3. Bellinger’s scouting report is murky, at best
Rarely is a hitter more difficult to predict than Bellinger, as most sluggers have huge holes in their heat maps and can be bested by pitchers with strong command. However, the Dodgers rookie swings and misses at hittable pitches down the middle frequently. Just when an opposing pitcher gets comfortable grooving pitches over the plate, Bellinger makes a microscopic adjustment, and ball go far.
Pederson’s holes were easy to identify, as the eager rookie frequently chased pitches off the plate, and breaking balls down and in. There was a marked difference in Joc’s approach at the dish near the end of 2015, but it was way too late to salvage the second half of his rookie campaign. As long as Bellinger maintains discipline and only strikes out on hittable pitches, his production will remain level while his average hovers around .250.
2. Not the only weapon in the arsenal
Let’s face it — the team the Dodgers put on the field in 2015 was talented, but they lacked the chemistry, poise, experience, and talent the 2017 Dodgers possess. The Dodgers are producing more runs at the dish than the 2015 squad. Justin Turner is healthy and raking, Logan Forsythe adds protection in the lineup, and Corey Seager remains productive (including his first career, game-winning grand slam) while his average has dipped a hair. Even Chase Utley is hitting well lately, which means opposing pitchers can’t simply pitch around Bellinger and get off easy.
By no means is has this Dodgers lineup been consistent this season, and they could certainly pull off some moves for more offense at the July trade deadline, but there’s a certain uneasiness pitchers feel facing the Dodgers this season that just didn’t manifest against names like Alberto Callaspo, Carl Crawford, Darwin Barney, etc.
1. Consistent playing time establishes firm routine
In 2015, Pederson dealt with a crowded outfield and the constant battle to maintain a starting role, considerably more so in the second half of the season as his production dipped. Bellinger’s versatility, on the other hand, allows him to stay in the lineup, no matter where he carries his glove at the beginning of every defensive inning.
Sporadic plate appearances were another factor in Pederson’s struggles late in the season, as then-manager Don Mattingly used him in questionable situations, and more and more in a pinch-hit capacity.

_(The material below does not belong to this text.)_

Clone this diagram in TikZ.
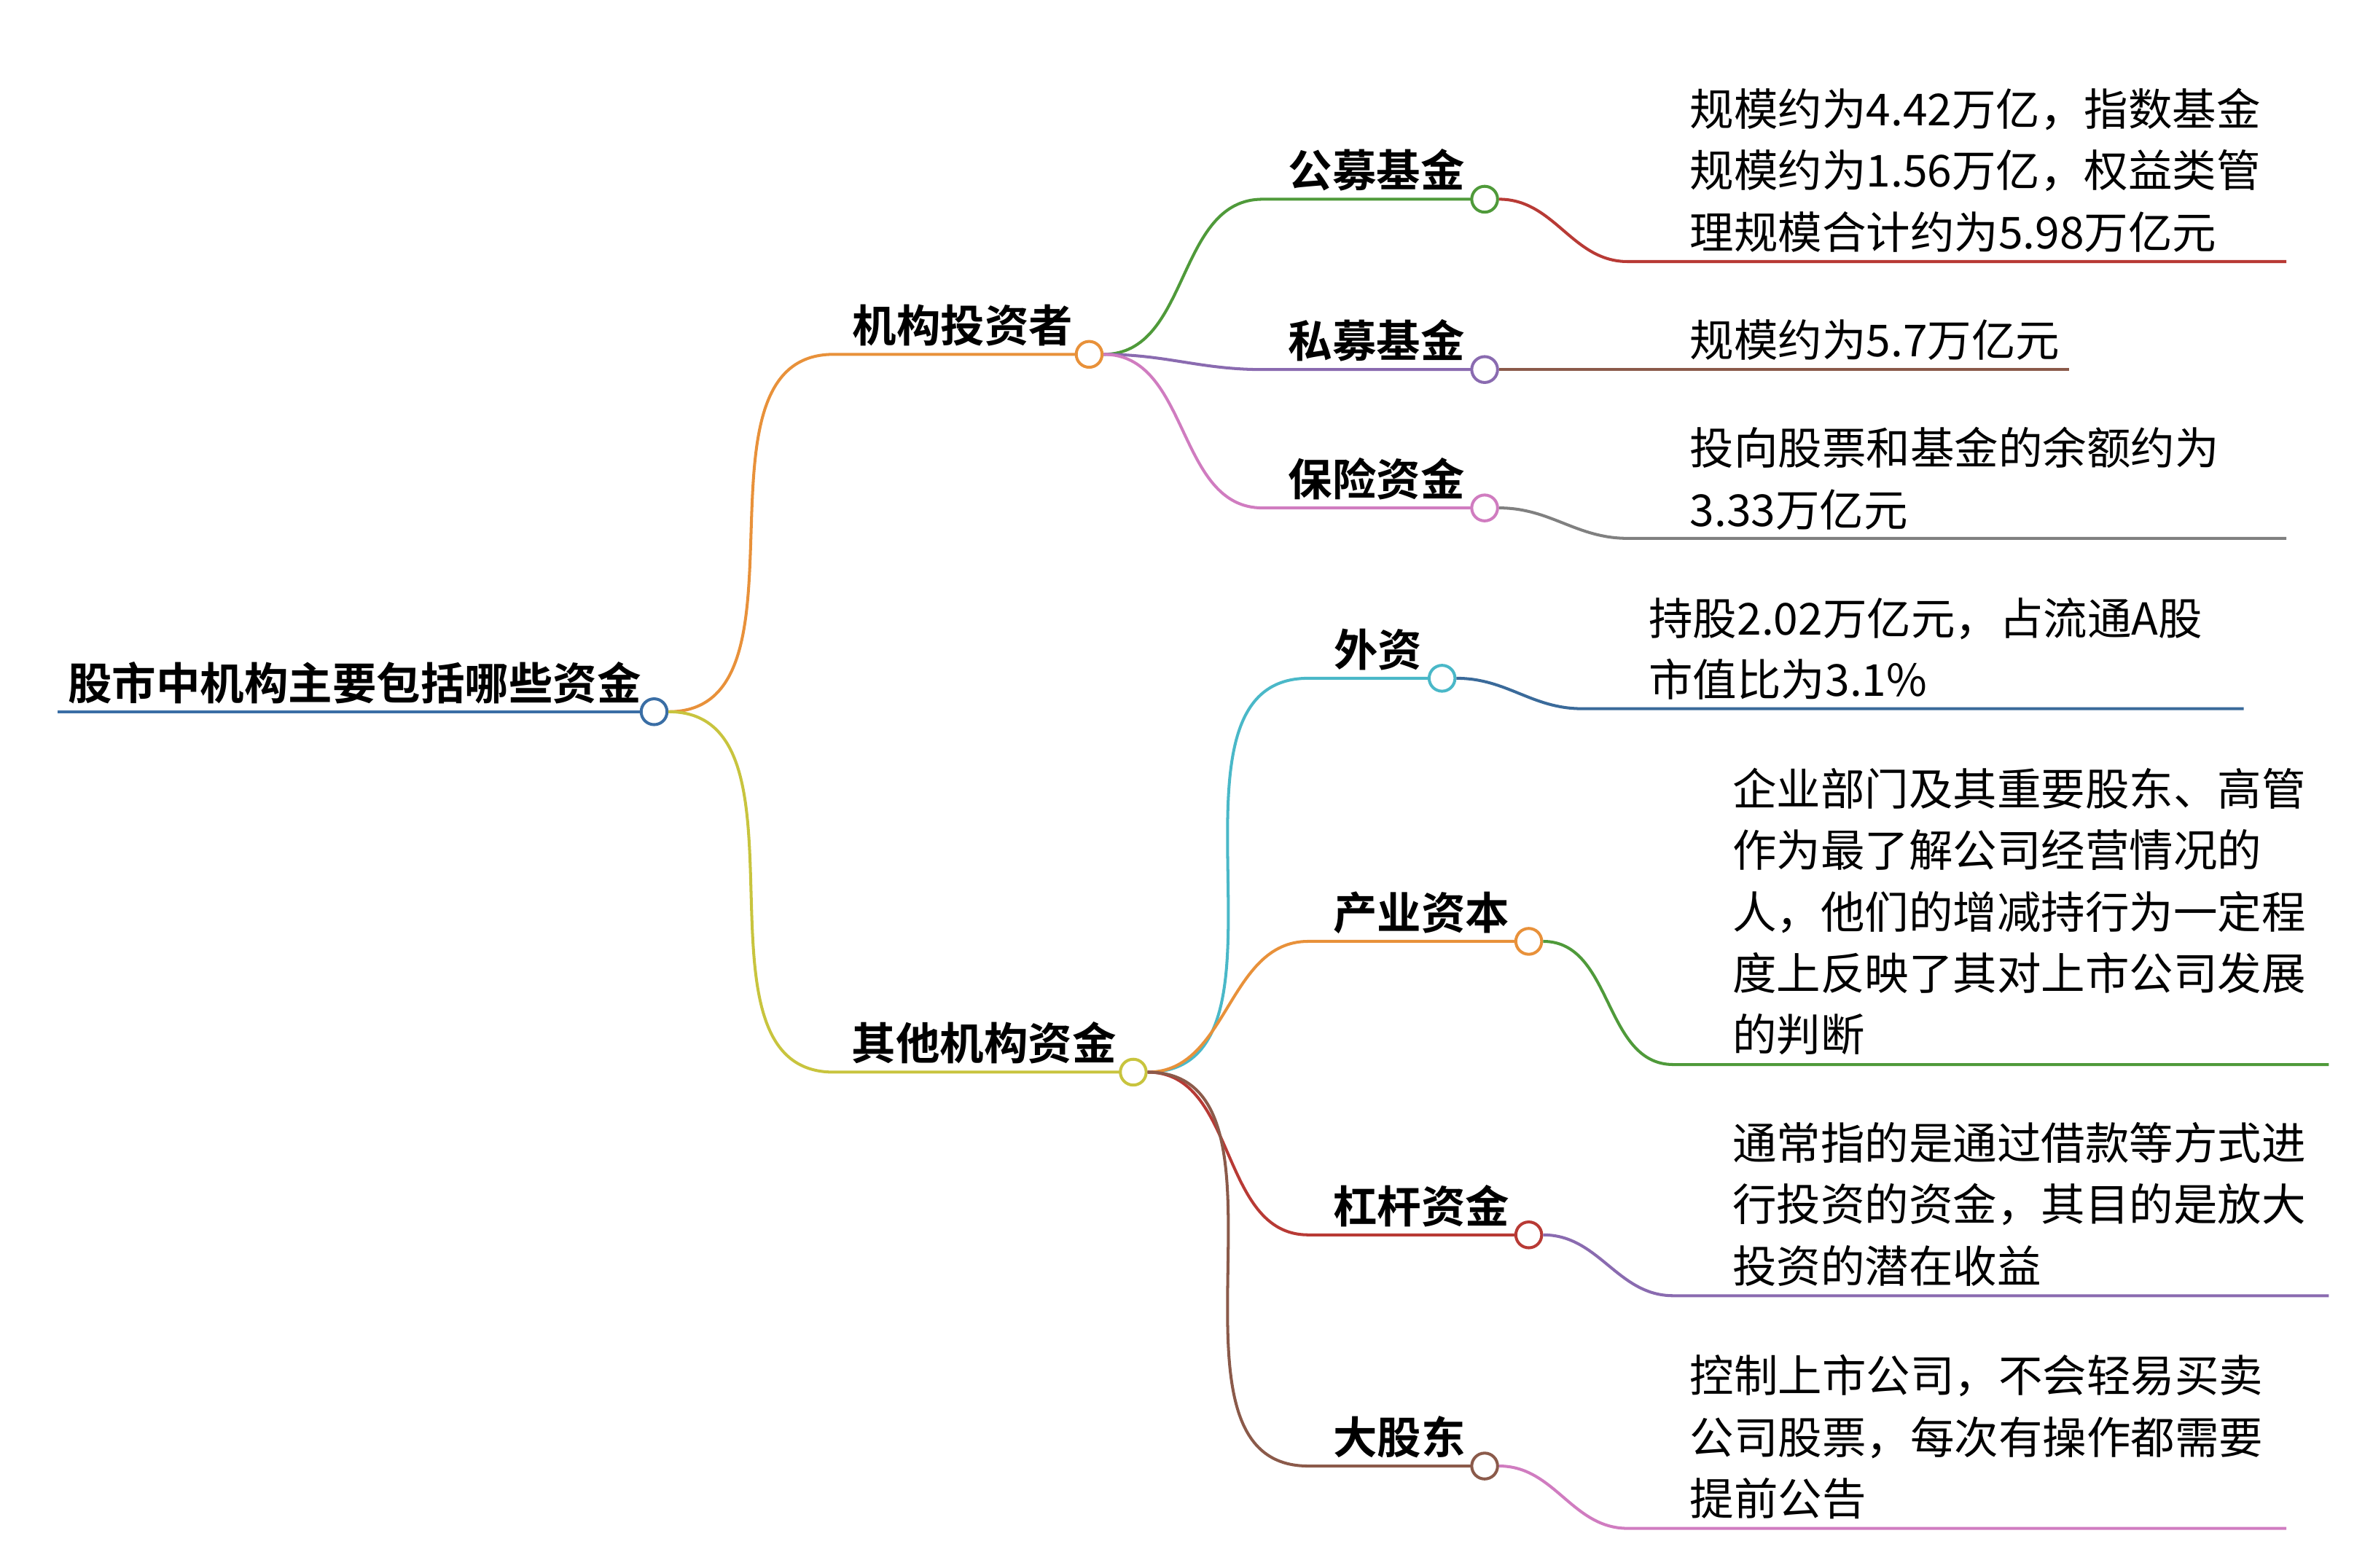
\documentclass[tikz,border=0pt]{standalone}
\usepackage{fontspec}
\setmainfont{Noto Sans CJK SC}[BoldFont={Noto Sans CJK SC Bold}]
\definecolor{cblue}{HTML}{3A6EA5}
\definecolor{corange}{HTML}{E8913A}
\definecolor{colive}{HTML}{C8C43E}
\definecolor{cgreen}{HTML}{4F9A3A}
\definecolor{cpurple}{HTML}{8A6BB0}
\definecolor{cpink}{HTML}{D07CC0}
\definecolor{cred}{HTML}{B83A35}
\definecolor{cbrown}{HTML}{8B5A4A}
\definecolor{cgray}{HTML}{808080}
\definecolor{ccyan}{HTML}{4AB8C8}
\definecolor{cdblue}{HTML}{3A6A9A}
\begin{document}
\begin{tikzpicture}[x=0.02cm,y=-0.02cm,line width=1.1pt,
    dot/.style={circle,draw,fill=white,inner sep=0pt,minimum size=0.34cm,line width=1.1pt},
    topic/.style={anchor=base,font=\fontsize{16.5}{23}\selectfont\bfseries,inner sep=0pt},
    leaf/.style={anchor=north west,align=left,font=\fontsize{16.5}{23}\selectfont,inner sep=0pt}]
  \useasboundingbox (0,0) rectangle (1560,1031);

  % root
  \coordinate (r0) at (38,468);
  \node[topic] (root) at (233,460) {股市中机构主要包括哪些资金};
  \node[dot,draw=cblue] (rc) at (430,468) {};
  \draw[cblue] (r0) -- (rc);

  % main branches
  \coordinate (a0) at (548,233);
  \node[topic] (a) at (633,225) {机构投资者};
  \coordinate (b0) at (548,705);
  \node[topic] (b) at (647,697) {其他机构资金};
  \draw[corange] (rc) to[out=0,in=180] (a0) -- (716,233) node[dot,draw=corange] (ac) {};
  \draw[colive] (rc) to[out=0,in=180] (b0) -- (745,705) node[dot,draw=colive] (bc) {};

  % children
  \foreach \name/\src/\col/\xs/\xe/\y/\lab in {
      c1/ac/cgreen/830/976/131/公募基金, c2/ac/cpurple/830/976/243/私募基金,
      c3/ac/cpink/830/976/334/保险资金, c4/bc/ccyan/860/948/446/外资,
      c5/bc/corange/860/1005/619/产业资本, c6/bc/cred/860/1005/812/杠杆资金,
      c7/bc/cbrown/860/976/964/大股东}{
    \coordinate (\name s) at (\xs,\y);
    \node[topic] (\name t) at ({(\xs+\xe)/2+2},{\y-8}) {\lab};
    \draw[\col] (\src) to[out=0,in=180] (\name s) -- (\xe,\y) node[dot,draw=\col] (\name) {};
  }

  % leaves
  \foreach \src/\col/\xs/\xe/\y in {c1/cred/1070/1503/172, c3/cgray/1070/1503/354,
      c4/cdblue/1040/1475/466, c5/cgreen/1100/1531/700, c6/cpurple/1100/1531/852,
      c7/cpink/1070/1503/1005}
    \draw[\col] (\src) to[out=0,in=180] (\xs,\y) -- (\xe,\y);
  \draw[cbrown] (c2) -- (1360,243);

  \node[leaf] (l1) at (1110,57) {规模约为4.42万亿，指数基金\\规模约为1.56万亿，权益类管\\理规模合计约为5.98万亿元};
  \node[leaf] (l2) at (1110,209) {规模约为5.7万亿元};
  \node[leaf] (l3) at (1110,280) {投向股票和基金的余额约为\\3.33万亿元};
  \node[leaf] (l4) at (1083,392) {持股2.02万亿元，占流通A股\\市值比为3.1\%};
  \node[leaf] (l5) at (1138,504) {企业部门及其重要股东、高管\\作为最了解公司经营情况的\\人，他们的增减持行为一定程\\度上反映了其对上市公司发展\\的判断};
  \node[leaf] (l6) at (1138,737) {通常指的是通过借款等方式进\\行投资的资金，其目的是放大\\投资的潜在收益};
  \node[leaf] (l7) at (1110,890) {控制上市公司，不会轻易买卖\\公司股票，每次有操作都需要\\提前公告};
\end{tikzpicture}
\end{document}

It appears Dodgers manager Dave Roberts has the secret formula for keeping consistency with his starters, while maintaining morale and balance.
Comparisons to other sluggers are inevitable as Bellinger continues to mash, but honestly, there’s no one like him. We’re all strapped to this rocket, and it appears it’s headed to Mars faster than Space-X. The Dodgers are thrilling to watch, and Bellinger figures to be a mainstay for years to come.